- _The task_:
Copy each line that contains the word "draw".

- _Dataset extract_:

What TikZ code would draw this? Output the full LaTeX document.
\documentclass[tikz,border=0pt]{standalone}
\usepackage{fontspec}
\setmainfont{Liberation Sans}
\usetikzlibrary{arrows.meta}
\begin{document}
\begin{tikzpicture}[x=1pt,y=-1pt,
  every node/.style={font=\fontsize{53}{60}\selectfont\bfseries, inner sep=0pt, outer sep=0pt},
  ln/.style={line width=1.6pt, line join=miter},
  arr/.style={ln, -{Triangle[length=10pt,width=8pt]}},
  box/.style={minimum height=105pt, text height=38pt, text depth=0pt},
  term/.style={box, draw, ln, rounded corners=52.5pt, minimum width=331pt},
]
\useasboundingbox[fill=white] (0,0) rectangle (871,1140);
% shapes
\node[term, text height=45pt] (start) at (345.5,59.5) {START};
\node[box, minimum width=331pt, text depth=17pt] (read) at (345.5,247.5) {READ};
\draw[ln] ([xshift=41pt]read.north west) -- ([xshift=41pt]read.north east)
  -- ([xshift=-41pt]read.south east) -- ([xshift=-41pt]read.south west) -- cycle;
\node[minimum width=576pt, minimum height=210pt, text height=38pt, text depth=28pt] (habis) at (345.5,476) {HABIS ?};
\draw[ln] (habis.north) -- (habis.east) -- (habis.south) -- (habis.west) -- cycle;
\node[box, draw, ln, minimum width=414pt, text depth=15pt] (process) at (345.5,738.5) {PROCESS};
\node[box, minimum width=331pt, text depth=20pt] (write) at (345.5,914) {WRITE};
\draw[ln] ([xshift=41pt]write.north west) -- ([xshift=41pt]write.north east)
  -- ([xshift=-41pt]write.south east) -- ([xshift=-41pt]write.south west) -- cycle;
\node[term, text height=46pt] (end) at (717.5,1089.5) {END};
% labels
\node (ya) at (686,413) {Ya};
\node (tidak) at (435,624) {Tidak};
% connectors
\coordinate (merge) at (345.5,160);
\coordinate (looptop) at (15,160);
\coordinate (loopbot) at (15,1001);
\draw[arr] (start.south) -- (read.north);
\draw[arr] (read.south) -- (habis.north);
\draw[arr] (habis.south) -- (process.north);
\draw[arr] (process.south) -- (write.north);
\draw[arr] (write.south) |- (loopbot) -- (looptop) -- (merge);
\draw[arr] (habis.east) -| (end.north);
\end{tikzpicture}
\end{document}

- _Complete output_:
What TikZ code would draw this? Output the full LaTeX document.
  term/.style={box, draw, ln, rounded corners=52.5pt, minimum width=331pt},
\draw[ln] ([xshift=41pt]read.north west) -- ([xshift=41pt]read.north east)
\draw[ln] (habis.north) -- (habis.east) -- (habis.south) -- (habis.west) -- cycle;
\node[box, draw, ln, minimum width=414pt, text depth=15pt] (process) at (345.5,738.5) {PROCESS};
\draw[ln] ([xshift=41pt]write.north west) -- ([xshift=41pt]write.north east)
\draw[arr] (start.south) -- (read.north);
\draw[arr] (read.south) -- (habis.north);
\draw[arr] (habis.south) -- (process.north);
\draw[arr] (process.south) -- (write.north);
\draw[arr] (write.south) |- (loopbot) -- (looptop) -- (merge);
\draw[arr] (habis.east) -| (end.north);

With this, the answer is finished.